Im Gremium wurde einhellig das „Erfolgsmodell“ gelobt, wie Ralf Blankenfeld (Stadtisten) sagte. Gleichwohl wurden einige Problempunkte benannt. Etwa, dass der Verkehrsfluss oft vom Lieferverkehr behindert werde, Radfahrer zum Slalomfahren gezwungen würden und in den Gegenverkehr gerieten. Scherz bestätigte, dass man sich hier in einem Dilemma befinde: „Aber wir können nicht für jedes Lieferbedürfnis die passende Lieferzone einrichten“. Bei Kontrollen müsse man dies „mit Fingerspitzengefühl behandeln“. Benannt wurde auch defizitäres Verhalten von Radfahrern.

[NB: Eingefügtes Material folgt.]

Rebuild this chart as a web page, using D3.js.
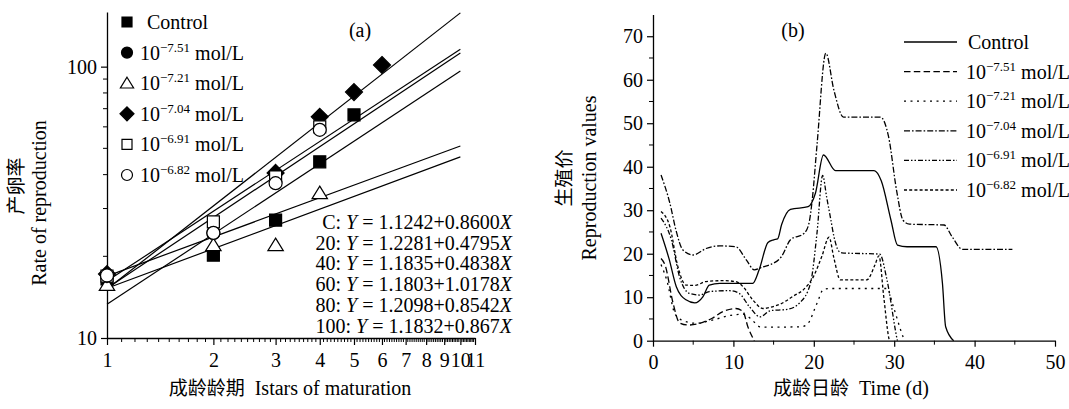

Etwa, wenn diese die Gehwege benutzten. Roland Petri (CDU) monierte „Fahrrad-Rüpel“, die Fußgänger gefährdeten. Laut Ulrike Holch (SPD) „entstehen die meisten kritischen Situationen durch Radfahrer“. Scherz: „So eine Straße funktioniert nur, wenn alle mal nachgeben.“

Neue Flaniermeile

Naheliegend, dass diese Aussprache auch die Stunde von Claus Köhnlein war, dem Fahrradbeauftragten der Stadt. Zu den angesprochenen Problemen meinte er: „Wenn wir urbanes Leben in einer Dichte wie in der Tübinger Straße haben, dann wird es diese Momente immer wieder geben. Daran gemessen, sind wir sehr weit gekommen.“ Er resümierte: „Die Zahlen sprechen für sich. Die Leute wollen radfahren, wir müssen ihnen nur die richtigen Angebote machen“, stellte Köhnlein fest und ergänzte: „Man sieht, wie man mit solchen Maßnahmen auch den Autoschleichverkehr rausnehmen kann.“ In diesem Punkt aber gab es deutlichen Widerspruch von einem Anwohner, nach dessen Beobachtung „in der Tübinger Straße 70 Prozent Durchgangsverkehr herrscht, wenn die Hauptstätter Straße dicht ist“. Er stieß sich auch daran, dass die touristischen Sightseeing-Busse durchfahren. Bei diesem Aspekt sorgte Scherz mit ihrer Antwort für ziemliche Erheiterung: „Die wollen die Tübinger Straße eben als neues Highlight der Stadt zeigen.“

Das griff der Bezirksvorsteher Raiko Grieb in seinem Schlusswort auf: „Wir wollten, dass die Tübinger Straße wieder erlebbar wird und sich zur Flaniermeile entwickelt. Und sie hat sich entwickelt! Auch mit hochwertigen Cafés, Restaurants, Einzelhandel. Die Straße ist das Gegenstück zur Hauptstätter Straße. So könnte man weitermachen in Sachen Fahrradverkehr. Zum Beispiel Richtung Vaihingen“, fand Grieb.